The developer should reuse components of the library: For example, if a new data structure is added, the source code of lock implementations that already exists must be integrated in the new data structure, directly. However, if the new data structure utilizes new kinds of locks, then these lock types must be added as new design options in the design space, by following again the steps described in Fig. 5. Finally, the developer updates the database with the new design option, by assigning the appropriate source files, functions and declarations to the corresponding design options.

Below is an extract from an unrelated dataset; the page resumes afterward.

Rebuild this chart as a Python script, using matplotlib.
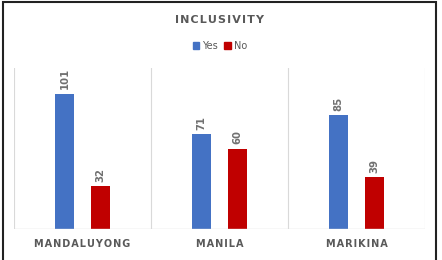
import matplotlib
matplotlib.use("Agg")
import matplotlib.pyplot as plt
import numpy as np
from matplotlib.patches import Rectangle, Patch

cities = ["MANDALUYONG", "MANILA", "MARIKINA"]
yes_vals = [101, 71, 85]
no_vals = [32, 60, 39]

blue = "#4472C4"
red = "#C00000"
grey = "#595959"
sp = "\u200a"  # hair space for letter spacing


def spaced(s):
    return sp.join(s)


plt.rcParams['font.family'] = ['DejaVu Sans']

fig = plt.figure(figsize=(4.42, 2.6), dpi=100)
ax = fig.add_axes([0.0317, 0.119, 0.9298, 0.619])

x = np.arange(len(cities))
w = 0.14
b1 = ax.bar(x - 0.13, yes_vals, w, color=blue, label="Yes")
b2 = ax.bar(x + 0.13, no_vals, w, color=red, label="No")

for bars in (b1, b2):
    for r in bars:
        ax.annotate(str(int(r.get_height())), (r.get_x() + r.get_width() / 2, r.get_height()),
                    xytext=(0, 3), textcoords="offset points", rotation=90,
                    ha="center", va="bottom", fontsize=7.3, fontweight="bold", color="#707070")

ax.set_xlim(-0.5, 2.5)
ax.set_ylim(0, 120)
for xv in [-0.5, 0.5, 1.5, 2.5]:
    ax.axvline(xv, color="#D9D9D9", lw=0.8)
for s in ax.spines.values():
    s.set_visible(False)
ax.axhline(0, color="#D9D9D9", lw=1)
ax.set_yticks([])
ax.set_xticks(x)
ax.set_xticklabels([spaced(c) for c in cities], fontsize=7, fontweight="bold", color=grey)
ax.tick_params(axis="x", length=0, pad=7)

fig.text(0.497, 0.922, spaced("INCLUSIVITY"), ha="center", va="center",
         fontsize=8, fontweight="bold", color=grey)

handles = [Patch(color=blue, label="Yes"), Patch(color=red, label="No")]
fig.legend(handles=handles, loc="center", bbox_to_anchor=(0.497, 0.823), ncol=2, frameon=False,
           fontsize=7, labelcolor=grey, handlelength=0.7, handleheight=0.7,
           handletextpad=0.3, columnspacing=0.6)

# outer frame
fig.patches.append(Rectangle((0.0068, -0.05), 0.9796, 1.042, transform=fig.transFigure,
                             fill=False, edgecolor="#222222", lw=1.5))

fig.savefig("out.png", dpi=100)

## 4 DEMONSTRATION OF METHODOLOGY

In this Section we evaluate the proposed methodology. We selected five realistic benchmarks that utilize concurrent data structures, running on two representative embedded platforms with very different hardware specifications. Our goal is to identify trade-offs in the applications for various metrics, by evaluating different concurrent data structure implementations.

#### 4.1 Platform Case Studies

The two selected platforms are a board that integrates the Freescale I.MX 6 Quad and the Movidius Myriad chip. They are representative of two different categories of modern multicore embedded chips.

Freescale I.MX 6 Quad belongs to a family of multicore ARM-based chips integrated in single-board computers [17].

It integrates four ARM Cortex A9 cores operating at 1GHz and provides two cache levels. Regarding the hardware specifications that can be used for efficient synchronization, the I.MX 6 chip provides *pthread* through Linux OS, *Test-and-Set* and *Atomic Primitives with CAS* support (Table 3).

Myriad is a 65nm heterogeneous MPSoC designed by Movidius Ltd. It acts as a low power coprocessor integrated in mobile devices and it focuses on video and streaming processing.

It integrates a 32-bit RISC processor (LEON3) and 8 VLIW SHAVE cores. Regarding the memory specifications, Myriad contains 1MB of on-chip SRAM memory available to all SHAVEs, which is not cached and 64MB of off-chip DDR memory. More technical information on Myriad chip can be found in [18].

With respect to the synchronization options, Myriad provides 8 spinlocks implemented as fair locks with round-robin arbitration. It also provides a set of registers that can be used for fast and efficient message exchange between the SHAVEs. Each SHAVE has its own copy of these registers and the size of each one is  $4\times64$  bit words. They can be used to implement a client-server synchronization model, as described in Section 3.1 and presented in [12]. Therefore, with respect to the

TABLE 6
Description of Benchmarks and Applications

| Test case                | Distrib. of operations or dataset | Access<br>Pattern                 | # conc.<br>d.s. |
|--------------------------|-----------------------------------|-----------------------------------|-----------------|
| Deque                    | 50% push<br>50% pop               | deque                             | 1               |
| Database                 | 20% write,<br>80% read            | key-value<br>pairs storage        | 1               |
| Patricia                 | 40% unique<br>keys [19]           | string storage                    | 1               |
| Dedup                    | [20]                              | key-value<br>pairs storage        | 1               |
| Streaming<br>Aggregation | [21]                              | key-value pairs<br>sorted storage | 2               |

hardware specifications that can be used for synchronization, Myriad chip provides *Custom/Platform-specific locks* and *Message Passing communication* support (Table 3).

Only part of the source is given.